### PROBLEM
Repeat all the material exactly; pictures stay out of your copy.

******

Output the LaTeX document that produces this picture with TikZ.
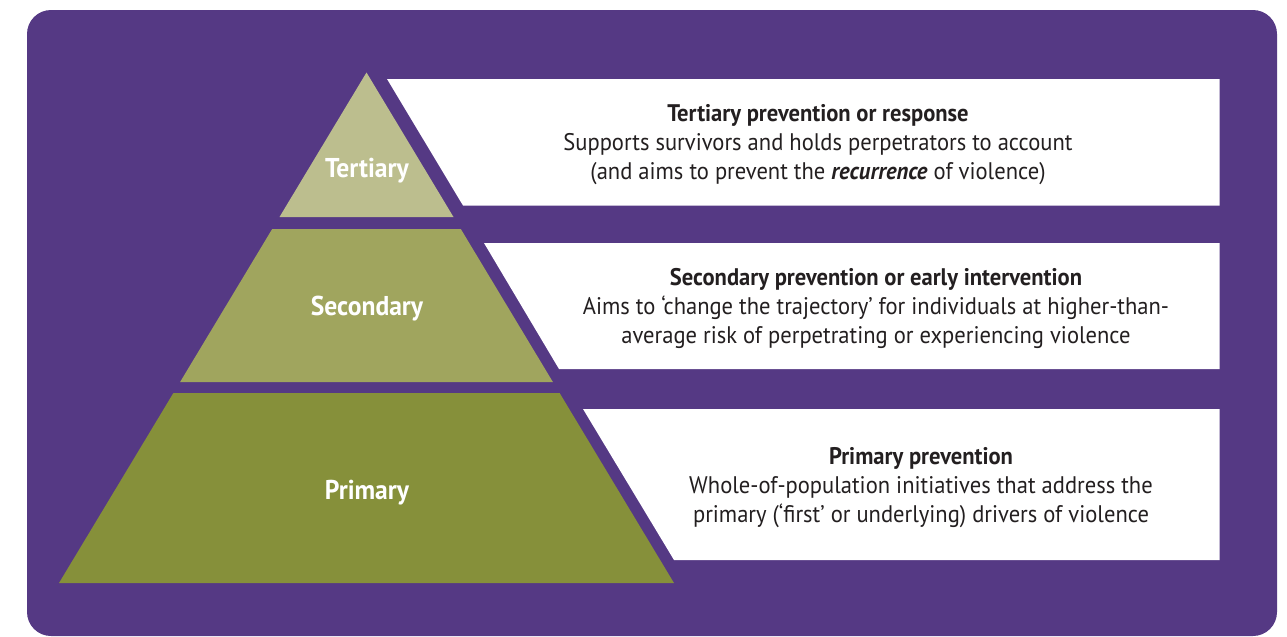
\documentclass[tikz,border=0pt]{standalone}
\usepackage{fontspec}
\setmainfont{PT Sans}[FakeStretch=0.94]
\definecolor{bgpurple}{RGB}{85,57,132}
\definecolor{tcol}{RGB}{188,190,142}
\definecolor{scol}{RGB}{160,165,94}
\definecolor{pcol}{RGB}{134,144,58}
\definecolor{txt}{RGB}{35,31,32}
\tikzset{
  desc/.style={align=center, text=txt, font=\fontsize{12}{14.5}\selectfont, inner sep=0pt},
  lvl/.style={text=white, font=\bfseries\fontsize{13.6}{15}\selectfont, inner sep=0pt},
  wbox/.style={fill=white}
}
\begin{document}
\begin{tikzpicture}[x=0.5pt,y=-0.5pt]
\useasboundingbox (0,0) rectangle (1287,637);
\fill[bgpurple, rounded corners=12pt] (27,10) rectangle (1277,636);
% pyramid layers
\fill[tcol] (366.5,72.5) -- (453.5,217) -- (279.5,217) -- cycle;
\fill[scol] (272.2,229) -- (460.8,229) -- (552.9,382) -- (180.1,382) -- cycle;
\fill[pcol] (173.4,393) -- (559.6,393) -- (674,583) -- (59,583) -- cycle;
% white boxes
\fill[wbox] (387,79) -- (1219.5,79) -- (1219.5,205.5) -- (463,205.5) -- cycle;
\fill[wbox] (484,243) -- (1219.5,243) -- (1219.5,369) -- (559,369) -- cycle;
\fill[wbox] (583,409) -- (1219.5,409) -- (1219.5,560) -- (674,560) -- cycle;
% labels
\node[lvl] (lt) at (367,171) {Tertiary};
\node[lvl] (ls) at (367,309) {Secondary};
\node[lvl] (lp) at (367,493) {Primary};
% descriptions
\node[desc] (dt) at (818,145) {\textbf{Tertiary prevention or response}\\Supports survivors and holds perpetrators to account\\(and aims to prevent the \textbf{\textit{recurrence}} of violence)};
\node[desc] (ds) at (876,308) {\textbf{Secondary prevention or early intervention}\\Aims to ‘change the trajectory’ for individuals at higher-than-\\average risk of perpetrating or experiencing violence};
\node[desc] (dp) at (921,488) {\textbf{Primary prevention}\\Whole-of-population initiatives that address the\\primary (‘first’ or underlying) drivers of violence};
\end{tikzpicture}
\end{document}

******

### WRITTEN RESPONSE
Output the LaTeX document that produces this picture with TikZ.
\documentclass[tikz,border=0pt]{standalone}
\usepackage{fontspec}
\setmainfont{PT Sans}[FakeStretch=0.94]
\definecolor{bgpurple}{RGB}{85,57,132}
\definecolor{tcol}{RGB}{188,190,142}
\definecolor{scol}{RGB}{160,165,94}
\definecolor{pcol}{RGB}{134,144,58}
\definecolor{txt}{RGB}{35,31,32}
\tikzset{
  desc/.style={align=center, text=txt, font=\fontsize{12}{14.5}\selectfont, inner sep=0pt},
  lvl/.style={text=white, font=\bfseries\fontsize{13.6}{15}\selectfont, inner sep=0pt},
  wbox/.style={fill=white}
}
\begin{document}
\begin{tikzpicture}[x=0.5pt,y=-0.5pt]
\useasboundingbox (0,0) rectangle (1287,637);
\fill[bgpurple, rounded corners=12pt] (27,10) rectangle (1277,636);
% pyramid layers
\fill[tcol] (366.5,72.5) -- (453.5,217) -- (279.5,217) -- cycle;
\fill[scol] (272.2,229) -- (460.8,229) -- (552.9,382) -- (180.1,382) -- cycle;
\fill[pcol] (173.4,393) -- (559.6,393) -- (674,583) -- (59,583) -- cycle;
% white boxes
\fill[wbox] (387,79) -- (1219.5,79) -- (1219.5,205.5) -- (463,205.5) -- cycle;
\fill[wbox] (484,243) -- (1219.5,243) -- (1219.5,369) -- (559,369) -- cycle;
\fill[wbox] (583,409) -- (1219.5,409) -- (1219.5,560) -- (674,560) -- cycle;
% labels
\node[lvl] (lt) at (367,171) {Tertiary};
\node[lvl] (ls) at (367,309) {Secondary};
\node[lvl] (lp) at (367,493) {Primary};
% descriptions
\node[desc] (dt) at (818,145) {\textbf{Tertiary prevention or response}\\Supports survivors and holds perpetrators to account\\(and aims to prevent the \textbf{\textit{recurrence}} of violence)};
\node[desc] (ds) at (876,308) {\textbf{Secondary prevention or early intervention}\\Aims to ‘change the trajectory’ for individuals at higher-than-\\average risk of perpetrating or experiencing violence};
\node[desc] (dp) at (921,488) {\textbf{Primary prevention}\\Whole-of-population initiatives that address the\\primary (‘first’ or underlying) drivers of violence};
\end{tikzpicture}
\end{document}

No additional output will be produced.